Find $f'(0)$ if $f(x)+f(2x)=x\space\space\forall x$ Find $f'(0)$ if $f(x)+f(2x)=x\space\space\forall x$
If we assume $f'(0)\in\mathbb R$, then obviously, $f'(0)=\frac{1}{3}$.
But what if we don't assume the derivative exists?
I get this question when I am taking an exam, and I then asked the professor about whether there exist $f$ such that $f'(0)$ doesn't exist but satisfies the condition, but he says he think both exist or not is likely...
What I have tried:
If $f(x)+f(2x)=x\space\space\forall x\in\mathbb R$, $f(x)=\frac{x}{3}$ is the only nice function I have ever thought up$.
If we restrict $dom(f)\in\mathbb R$, I think that any polynomial besides $\frac{x}{3}$ doesn't satisfy the condition, and somethings like $\vert x\vert$ doesn't help neither.
On the other hand, I have tried to think about the equivalence statements with $f(x)+f(2x)=x\space\space\forall x$ in order to prove $f$ must be specific kind of problem s.t.$f'(0)$ exists.
$f(2x)+f(4x)=2x$, so $f(4x)-f(x)=x$.
In general, $$f(2^{2^n}x)-f(x)=x\prod_{k=1}^{n-1}(2^{2^k}+1)\forall n\in\mathbb N, x\in\mathbb R$$
But I don't think this helps.
Can we find $f(2x)-f(x)$ by given condition? I havn't get an idea. But while I am thinking of it, I observe that $g(x)=f(2x)-f(x)$ is on its own satisfying $g(2x)+g(x)=x$.
Will thinking about $f\circ f\circ f\circ f\circ f\circ\dots$ be useful? $f\biggl(f(x)+f(2x)\biggr)+f\biggl(2\bigl(f(x)+f(2x)\bigr)\biggr)=x\space\space\forall x$
Any help will be appreciate.
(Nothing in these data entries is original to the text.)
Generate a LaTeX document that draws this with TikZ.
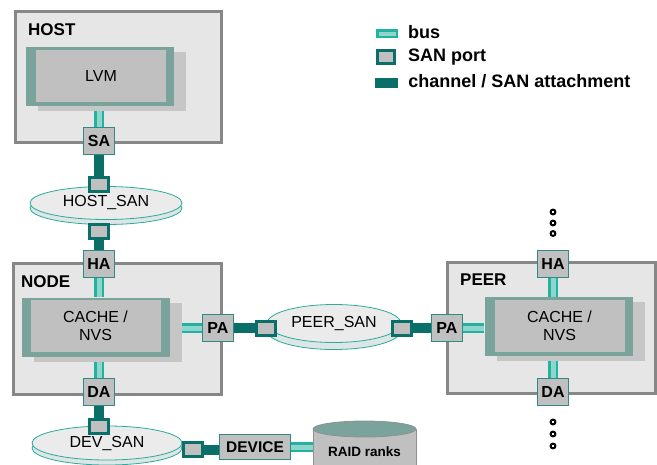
\documentclass[tikz,border=0pt]{standalone}
\usepackage{fontspec}
\setmainfont{Liberation Sans}
\usetikzlibrary{positioning,shapes.geometric,shadows}

\definecolor{boxfill}{HTML}{E6E6E6}
\definecolor{boxedge}{HTML}{878787}
\definecolor{frameteal}{HTML}{7AA39C}
\definecolor{coregray}{HTML}{C0C0C0}
\definecolor{shadegray}{HTML}{C6C6C6}
\definecolor{portedge}{HTML}{2E8A82}
\definecolor{chanteal}{HTML}{0A6E69}
\definecolor{busteal}{HTML}{22B2A2}
\definecolor{buslight}{HTML}{8ED6CC}
\definecolor{sanfill}{HTML}{EBEBEB}
\definecolor{sandisc}{HTML}{DDE6E4}
\definecolor{sanedge}{HTML}{2AAB9E}
\definecolor{raidedge}{HTML}{909090}

\begin{document}
\begin{tikzpicture}[
    x=1pt, y=-1pt,
    font=\fontsize{16}{18}\selectfont,
    sysbox/.style={rectangle, draw=boxedge, fill=boxfill, line width=3pt, minimum width=206pt, minimum height=131pt, inner sep=0pt},
    title/.style={font=\fontsize{17}{19}\selectfont\bfseries, inner sep=0pt, anchor=north west},
    frame/.style={rectangle, fill=frameteal, minimum width=148pt, minimum height=59pt, inner sep=0pt,
        general shadow={fill=shadegray, shadow xshift=12pt, shadow yshift=-5pt, opacity=1}},
    core/.style={rectangle, fill=coregray, minimum width=130pt, minimum height=52pt, inner sep=0pt, align=center},
    adapter/.style={rectangle, draw=portedge, fill=coregray, line width=1pt, minimum width=31pt, minimum height=27pt, inner sep=0pt, font=\fontsize{16}{18}\selectfont\bfseries},
    sanport/.style={rectangle, draw=chanteal, fill=coregray, line width=3pt, minimum width=19pt, minimum height=14pt, inner sep=0pt},
    san/.style={ellipse, draw=sanedge, fill=sanfill, line width=0.8pt, inner sep=0pt,
        copy shadow={shadow xshift=0pt, shadow yshift=-5pt, fill=sandisc, draw=sanedge, line width=0.8pt}},
    bus/.style={draw=busteal, double=buslight, line width=2.5pt, double distance=5pt},
    channel/.style={draw=chanteal, line width=10pt},
    dot/.style={circle, draw=black, fill=white, line width=2pt, minimum size=4.8pt, inner sep=0pt},
    key/.style={font=\fontsize{18}{20}\selectfont\bfseries, inner sep=0pt, text height=13pt, text depth=4pt}
]
\useasboundingbox (0,0) rectangle (657,464);

% systems
\node[sysbox] (hostbox) at (118,76.5) {};
\node[sysbox, minimum width=208pt] (nodebox) at (117,328.5) {};
\node[sysbox, minimum width=208pt] (peerbox) at (551,327.5) {};
\node[title] (hostlbl) at (28,23) {HOST};
\node[title] (nodelbl) at (21,275) {NODE};
\node[title] (peerlbl) at (460,274) {PEER};

% inner components
\node[frame] (lvmf) at (100,76) {};
\node[core] (lvm) at (101,75.5) {LVM};
\node[frame] (cachef) at (95.5,327) {};
\node[core] (cache) at (95.5,326) {CACHE /\\NVS};
\node[frame] (pcachef) at (558.5,326.5) {};
\node[core] (pcache) at (559.5,325.5) {CACHE /\\NVS};

% adapters
\node[adapter] (sa) at (99,141) {SA};
\node[adapter] (ha) at (99,264) {HA};
\node[adapter] (da) at (99,392) {DA};
\node[adapter] (pa) at (218,328) {PA};
\node[adapter] (ppa) at (447,328) {PA};
\node[adapter] (pha) at (553,264) {HA};
\node[adapter] (pda) at (553,392) {DA};
\node[adapter, minimum width=71pt, minimum height=25pt, font=\fontsize{15.5}{17}\selectfont\bfseries] (device) at (255,447) {DEVICE};

% storage networks
\node[san, minimum width=152pt, minimum height=33pt] (hostsan) at (106,203) {HOST\_SAN};
\node[san, minimum width=134pt, minimum height=38pt, copy shadow={shadow xshift=0pt, shadow yshift=-7pt, fill=sandisc, draw=sanedge, line width=0.8pt}] (peersan) at (334,323.5) {PEER\_SAN};
\node[san, minimum width=150pt, minimum height=34pt] (devsan) at (107,443) {DEV\_SAN};

% san ports
\node[sanport] (hsp1) at (99,184) {};
\node[sanport] (hsp2) at (99,231.5) {};
\node[sanport] (dsp1) at (99,426.5) {};
\node[sanport] (dsp2) at (193,449.5) {};
\node[sanport] (psp1) at (266,328) {};
\node[sanport] (psp2) at (402,328) {};

% raid ranks
\fill[coregray] (313,429) rectangle (416,466);
\draw[raidedge, line width=0.8pt] (313,466) -- (313,429) (416,429) -- (416,466);
\draw[raidedge, fill=frameteal, line width=0.8pt] (364.5,429) ellipse [x radius=51.5, y radius=8];
\node[font=\fontsize{13.5}{15}\selectfont\bfseries, minimum width=103pt, inner sep=0pt] (raid) at (364.5,452) {RAID ranks};

% buses and channels
\draw[bus, shorten >=5pt] (sa.north) -- (sa.north |- lvmf.south);
\draw[channel] (sa.south) -- (hsp1.north);
\draw[channel] (hsp2.south) -- (ha.north);
\draw[bus] (ha.south) -- (ha.south |- cachef.north);
\draw[bus, shorten >=5pt] (da.north) -- (da.north |- cachef.south);
\draw[channel] (da.south) -- (dsp1.north);
\draw[channel] (dsp2.east) -- (dsp2.east -| device.west);
\draw[bus] (device.east) -- (device.east -| raid.west);
\draw[bus, shorten >=12pt] (pa.west) -- (pa.west -| cachef.east);
\draw[channel] (pa.east) -- (psp1.west);
\draw[channel] (psp2.east) -- (ppa.west);
\draw[bus] (ppa.east) -- (ppa.east -| pcachef.west);
\draw[bus] (pha.south) -- (pha.south |- pcachef.north);
\draw[bus, shorten >=5pt] (pda.north) -- (pda.north |- pcachef.south);

% more peers
\foreach \y [count=\i] in {212,223,233.5}
  \node[dot] (up\i) at (553,\y) {};
\foreach \y [count=\i] in {422,434,446}
  \node[dot] (down\i) at (553,\y) {};

% legend
\node[rectangle, draw=busteal, fill=buslight, line width=2.5pt, minimum width=19.5pt, minimum height=6.5pt, inner sep=0pt] (lbus) at (387,33.5) {};
\node[sanport, minimum width=17pt, minimum height=13pt] (lport) at (386,57) {};
\node[rectangle, fill=chanteal, minimum width=23pt, minimum height=10pt, inner sep=0pt] (lchan) at (386.5,83) {};
\node[key, right=10pt of lbus] (lbustxt) {bus};
\node[key, right=12pt of lport] (lporttxt) {SAN port};
\node[key, right=10pt of lchan] (lchantxt) {channel / SAN attachment};
\end{tikzpicture}
\end{document}
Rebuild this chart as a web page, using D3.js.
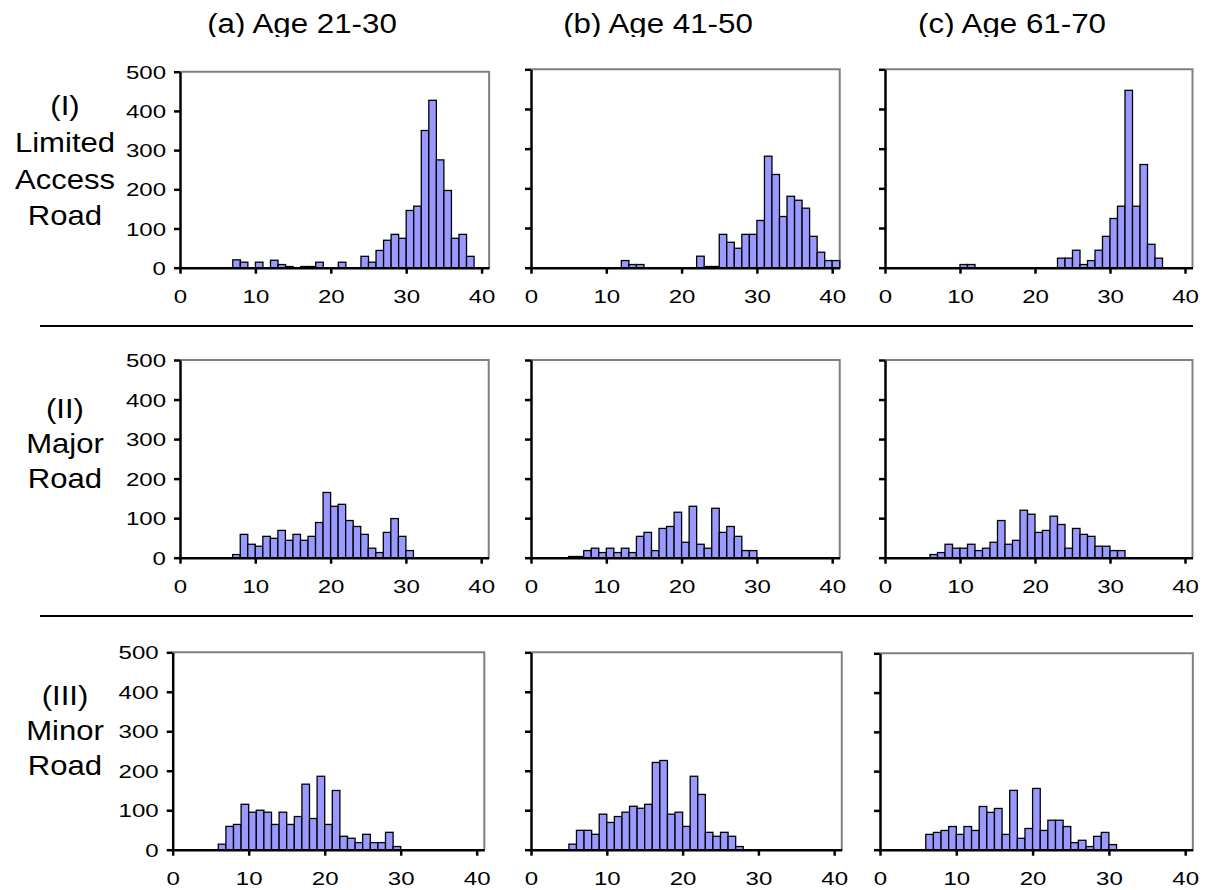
<!DOCTYPE html>
<html><head><meta charset="utf-8">
<script src="https://cdn.jsdelivr.net/npm/d3@7"></script>
<style>
body{margin:0;background:#fff}
svg{display:block}
text{font-family:"Liberation Sans",Arial,sans-serif;fill:#000}
</style>
</head><body>
<svg id="chart" width="1209" height="890"></svg>
<script>
// ---------- data ----------
const ageGroups = ["(a) Age 21-30", "(b) Age 41-50", "(c) Age 61-70"];
const roadTypes = [["(I)", "Limited", "Access", "Road"], ["(II)", "Major", "Road"], ["(III)", "Minor", "Road"]];
const xTicks = [0, 10, 20, 30, 40];
const yTicks = [0, 100, 200, 300, 400, 500];

// counts per 1-unit speed bin; *_start = first bin
const limited_21_30_start = 7;
const limited_21_30 = [20, 14, 0, 14, 0, 19, 8, 3, 0, 3, 3, 14, 0, 0, 14, 0, 0, 29, 14, 44, 70, 85, 75, 146, 157, 350, 427, 275, 197, 75, 85, 29];
const limited_41_50_start = 12;
const limited_41_50 = [18, 8, 8, 0, 0, 0, 0, 0, 0, 0, 29, 3, 3, 84, 64, 49, 84, 84, 119, 281, 235, 129, 180, 170, 150, 79, 39, 18, 18];
const limited_61_70_start = 10;
const limited_61_70 = [8, 8, 0, 0, 0, 0, 0, 0, 0, 0, 0, 0, 0, 24, 24, 44, 8, 18, 44, 79, 124, 155, 447, 155, 260, 59, 24];

const major_21_30_start = 7;
const major_21_30 = [8, 59, 34, 29, 54, 49, 69, 44, 59, 44, 54, 89, 165, 130, 135, 94, 79, 59, 24, 13, 64, 99, 54, 18];
const major_41_50_start = 5;
const major_41_50 = [3, 3, 18, 24, 13, 24, 13, 24, 13, 54, 64, 18, 74, 79, 115, 39, 130, 34, 24, 125, 64, 79, 54, 18, 18];
const major_61_70_start = 6;
const major_61_70 = [8, 13, 34, 24, 24, 34, 18, 24, 39, 94, 34, 44, 120, 110, 64, 69, 105, 84, 24, 74, 59, 54, 29, 29, 18, 18];

const minor_21_30_start = 6;
const minor_21_30 = [14, 59, 64, 115, 95, 100, 95, 64, 95, 64, 84, 166, 79, 186, 64, 150, 34, 29, 18, 39, 18, 18, 44, 8];
const minor_41_50_start = 5;
const minor_41_50 = [14, 49, 49, 39, 90, 69, 84, 95, 110, 105, 115, 221, 226, 90, 95, 59, 186, 140, 44, 34, 44, 34, 8];
const minor_61_70_start = 6;
const minor_61_70 = [39, 44, 49, 59, 39, 59, 49, 110, 95, 105, 39, 151, 29, 54, 156, 49, 75, 75, 59, 18, 24, 8, 34, 44, 13];

const series = [
  [limited_21_30_start, limited_21_30], [limited_41_50_start, limited_41_50], [limited_61_70_start, limited_61_70],
  [major_21_30_start, major_21_30], [major_41_50_start, major_41_50], [major_61_70_start, major_61_70],
  [minor_21_30_start, minor_21_30], [minor_41_50_start, minor_41_50], [minor_61_70_start, minor_61_70]
];

// ---------- layout ----------
const layout = [
  {x0: 180,   unit: 7.54, top: 71.7,  bottom: 267.7},
  {x0: 531,   unit: 7.53, top: 69.3,  bottom: 267.7},
  {x0: 885,   unit: 7.50, top: 69.3,  bottom: 267.7},
  {x0: 180,   unit: 7.53, top: 360,   bottom: 557.7},
  {x0: 531,   unit: 7.53, top: 360,   bottom: 557.7},
  {x0: 885,   unit: 7.50, top: 360,   bottom: 557.7},
  {x0: 172.7, unit: 7.60, top: 652.3, bottom: 849.7},
  {x0: 531,   unit: 7.58, top: 652.3, bottom: 849.7},
  {x0: 880,   unit: 7.63, top: 653.3, bottom: 849.7}
];
const titleX = [302, 658, 1012];
const rowLabelBaselines = [[115, 151.7, 189, 225], [418, 453, 488], [705, 740, 775]];
const separatorsY = [326, 616];
const X_MAX = 41;
const TICK_SX = 1.3, TITLE_SX = 1.16, ROW_SX = 1.13;

const svg = d3.select("#chart");

// titles (clipped at top edge region like the source)
svg.append("defs").append("clipPath").attr("id", "titleClip")
  .append("rect").attr("x", 0).attr("y", 0).attr("width", 1209).attr("height", 37);
const tg = svg.append("g").attr("clip-path", "url(#titleClip)");
ageGroups.forEach((t, i) => {
  tg.append("text").attr("transform", `translate(${titleX[i]},33.3) scale(${TITLE_SX},1)`)
    .attr("text-anchor", "middle").style("font-size", "27px").text(t);
});

// row labels
roadTypes.forEach((lines, r) => {
  lines.forEach((ln, k) => {
    svg.append("text").attr("transform", `translate(65,${rowLabelBaselines[r][k]}) scale(${ROW_SX},1)`)
      .attr("text-anchor", "middle").style("font-size", "27.5px").text(ln);
  });
});

// separators
separatorsY.forEach(yy => {
  svg.append("line").attr("x1", 40).attr("x2", 1193).attr("y1", yy).attr("y2", yy)
    .attr("stroke", "#000").attr("stroke-width", 2);
});

// panels
layout.forEach((L, i) => {
  const [start, counts] = series[i];
  const x = d3.scaleLinear().domain([0, X_MAX]).range([L.x0, L.x0 + X_MAX * L.unit]);
  const y = d3.scaleLinear().domain([0, 500]).range([L.bottom, L.top]);
  const g = svg.append("g");
  const bins = counts.map((c, j) => ({bin: start + j, count: c})).filter(d => d.count > 0);

  // gray top/right frame
  g.append("path").attr("d", `M${x(0)},${y(500)}H${x(X_MAX)}V${y(0)}`)
    .attr("fill", "none").attr("stroke", "#808080").attr("stroke-width", 2);

  g.append("g").selectAll("rect").data(bins).join("rect")
    .attr("x", d => x(d.bin)).attr("width", d => x(d.bin + 1) - x(d.bin))
    .attr("y", d => y(d.count)).attr("height", d => y(0) - y(d.count))
    .attr("fill", "#9999ff").attr("stroke", "#000").attr("stroke-width", 1.3);

  const showY = i % 3 === 0;
  const ya = d3.axisLeft(y).tickValues(yTicks).tickSize(6).tickSizeOuter(0)
    .tickFormat(showY ? d3.format("d") : () => "");
  const yg = g.append("g").attr("transform", `translate(${x(0)},0)`).call(ya);
  yg.select(".domain").attr("stroke", "#000").attr("stroke-width", 2.5);
  yg.selectAll(".tick line").attr("stroke", "#000").attr("stroke-width", 2.5);
  yg.selectAll(".tick text").attr("x", -14 / TICK_SX).attr("dy", "0.36em")
    .attr("transform", `scale(${TICK_SX},1)`).style("font-size", "18.5px")
    .style("font-family", '"Liberation Sans",Arial,sans-serif');

  const xa = d3.axisBottom(x).tickValues(xTicks).tickSize(6).tickSizeOuter(0).tickFormat(d3.format("d"));
  const xg = g.append("g").attr("transform", `translate(0,${y(0)})`).call(xa);
  xg.select(".domain").attr("stroke", "#000").attr("stroke-width", 2.5);
  xg.selectAll(".tick line").attr("stroke", "#000").attr("stroke-width", 2.5);
  xg.selectAll(".tick text").attr("y", 35.5).attr("dy", 0)
    .attr("transform", `scale(${TICK_SX},1)`).style("font-size", "18.5px")
    .style("font-family", '"Liberation Sans",Arial,sans-serif');
  yg.attr("font-family", null); xg.attr("font-family", null);
});
</script>
</body></html>
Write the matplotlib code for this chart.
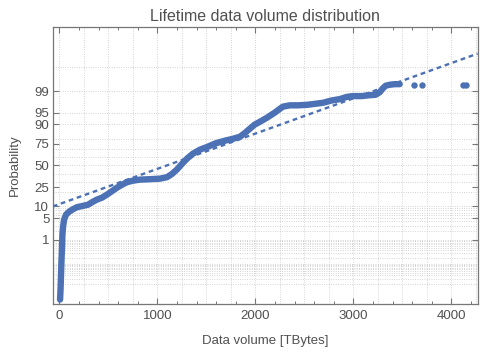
import numpy as np
import matplotlib
matplotlib.use("Agg")
import matplotlib.pyplot as plt
from matplotlib.ticker import FixedLocator, NullLocator
from statistics import NormalDist

# sorted sample: data volume [TB] vs cumulative probability [%]
volume = [7, 12, 17, 22, 28, 31, 38, 48, 68, 99, 140, 180, 231, 293, 344, 384,
          435, 486, 537, 588, 640, 691, 751, 823, 925, 1027, 1098, 1149, 1200,
          1251, 1302, 1363, 1434, 1516, 1598, 1690, 1771, 1842, 1893, 1944,
          1995, 2046, 2117, 2199, 2280, 2352, 2433, 2525, 2607, 2689, 2780,
          2862, 2933, 2994, 3086, 3167, 3228, 3269, 3300, 3330, 3371, 3422, 3473]
prob = [0.00137, 0.0052, 0.032, 0.162, 0.666, 1.53, 2.79, 4.51, 6.2, 7.4, 8.6,
        9.6, 10.2, 11.0, 12.9, 14.3, 15.7, 18.1, 21.1, 24.4, 27.4, 30.1, 31.7,
        32.9, 33.4, 34.0, 35.7, 39.5, 45.0, 52.0, 58.4, 64.4, 68.9, 72.2, 75.7,
        78.1, 79.8, 81.5, 84.5, 87.5, 90.0, 91.4, 93.2, 95.1, 96.7, 97.0, 97.0,
        97.1, 97.3, 97.5, 97.9, 98.1, 98.4, 98.5, 98.5, 98.6, 98.65, 98.9,
        99.2, 99.37, 99.42, 99.45, 99.45]

# last few isolated points
tail_volume = [3621, 3702, 4120, 4151]
tail_prob = [99.42, 99.42, 99.42, 99.42]

# normal fit (dashed line)
fit_mu = 1096
fit_sigma = 907

prob_ticks = [1, 5, 10, 25, 50, 75, 90, 95, 99]
prob_grid = [0.01, 0.02, 0.03, 0.04, 0.05, 0.06, 0.07, 0.08, 0.09,
             0.1, 0.2, 0.3, 0.4, 0.5, 0.6, 0.7, 0.8, 0.9,
             1, 2, 3, 4, 5, 6, 7, 8, 9, 10, 20, 30, 40, 50, 60, 70, 80, 90,
             95, 99, 99.9]
volume_grid = np.arange(0, 4251, 250)

nd = NormalDist()
_inv = np.vectorize(nd.inv_cdf, otypes=[float])
_cdf = np.vectorize(nd.cdf, otypes=[float])


def probit(p):
    p = np.clip(np.asarray(p, dtype=float) / 100.0, 1e-12, 1 - 1e-12)
    return _inv(p)


def unprobit(z):
    return _cdf(np.asarray(z, dtype=float)) * 100.0


plt.rcParams['font.family'] = ['Liberation Sans', 'DejaVu Sans']
blue = '#4c71b4'
txt = '#505050'

fig = plt.figure(figsize=(4.8, 3.53), dpi=100)
ax = fig.add_axes([0.110, 0.139, 0.885, 0.7845])
ax.set_yscale('function', functions=(probit, unprobit))

xmin, xmax = -67, 4268
zlim = 4.33
ax.set_xlim(xmin, xmax)
ax.set_ylim(nd.cdf(-zlim) * 100, nd.cdf(zlim) * 100)

grid_style = dict(color='#c6c6c6', lw=0.6, ls=(0, (1, 1.8)), zorder=0)
for g in prob_grid:
    ax.axhline(g, **grid_style)
for g in volume_grid:
    ax.axvline(g, **grid_style)

ax.plot(volume, prob, '-', color=blue, lw=4.6, solid_capstyle='round',
        solid_joinstyle='round', zorder=3)
ax.plot(tail_volume, tail_prob, 'o', color=blue, ms=4.6, mec='none', zorder=3)

fit_x = np.array([xmin, xmax])
fit_p = np.array([NormalDist(fit_mu, fit_sigma).cdf(v) * 100 for v in fit_x])
ax.plot(fit_x, fit_p, color=blue, lw=1.7, dashes=(2, 1.6), zorder=4)

ax.yaxis.set_major_locator(FixedLocator(prob_ticks))
ax.yaxis.set_minor_locator(NullLocator())
ax.set_yticklabels([str(t) for t in prob_ticks])
ax.set_xticks([0, 1000, 2000, 3000, 4000])
ax.set_xticks(np.arange(0, 4300, 200), minor=True)

ax.tick_params(which='both', direction='in', top=True, right=True,
               colors='#777777', labelcolor=txt, labelsize=9.5)
ax.tick_params(which='major', length=4.5, width=0.8)
ax.tick_params(which='minor', length=2.5, width=0.7)
ax.tick_params(axis='x', pad=4.5)
ax.tick_params(axis='y', pad=2.5)
for s in ax.spines.values():
    s.set_color('#777777')
    s.set_linewidth(0.9)

ax.set_xlabel('Data volume [TBytes]', fontsize=9.5, color=txt, labelpad=9)
ax.set_ylabel('Probability', fontsize=9.5, color=txt, labelpad=10)
ax.set_title('Lifetime data volume distribution', fontsize=11.5, color=txt, pad=4)

fig.savefig('out.png', dpi=100)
Thank you!
 A: Consider the function
$$
f(x)=\left\{\begin{array}{}\sin(\pi\log_2(|x|))+\frac x3&\text{if }x\ne0\\ 0&\text{if }x=0\end{array}\right.
$$
That is, the conditions given do not imply that $f'(0)$ exists.
A: We find $f(0)=0$. On $\Bbb R\setminus \{0\}$ we can define the relation 
$$x\sim y\:\iff \exists k\in\Bbb Z\colon x=2^ky. $$
This is an equivalence relation and each equivalence class has exactly one representative in $A:=[1,2)\cup(-2,-1]$.
Clearly, we can find $f$ satisfying the conditions of the problem statement by defining it arbitrarily on $A$ and then extending it using the functional equation. Note that then the function $g(x):=f(x)-\frac x3$ obeys the functional equation $g(x)+g(2x)=0$ and that consequently $|g(x)|$ is constant on the equivalence classes of $\sim$. In particular, if for some $a\in A$ we have $g(a)\ne 0$, it follows that $g(4^{-n}a)=g(a)$ and $g(2\cdot 4^{-n}a)=-g(a)$ for all $n$ and hence $\lim_{x\to 0}g(x) $ does not exist; consequently, $g'(0)$ and $f'(0)$ do not exist either in that situation. In other words, if we assume that $f$ (and hence $g$) is continuous at $x=0$, it follows that $g\equiv 0$ and $f(x)=\frac x3$. All other starting definitions of $f$ on $A$ lead to a function not differentiable or even continuous at $x=0$. Note that it is well possible to achieve that $x=0$ is the only discontinuity of $f$, one just has to match the interval ends as smoothly as desired.
A: $f(x)$ is separated into independent subsets defined by equivalence relationship $a = b$ given by $\exists k : 2^k \cdot a = b$.
This is due to two reorderings of the original equation, which can be iterated:
$$f(2x) = x - f(x)$$
$$f(x/2) = x/2 - f(x)$$
Let $f(1) = 1$ by definition. Then we have iteration:
0.5 -0.5
0.25 0.75
0.125 -0.625
0.0625 0.6875
0.03125 -0.65625
0.015625 0.671875
0.0078125 -0.6640625
0.00390625 0.66796875
0.001953125 -0.666015625

It is clear that there is no derivative at $f(0)$.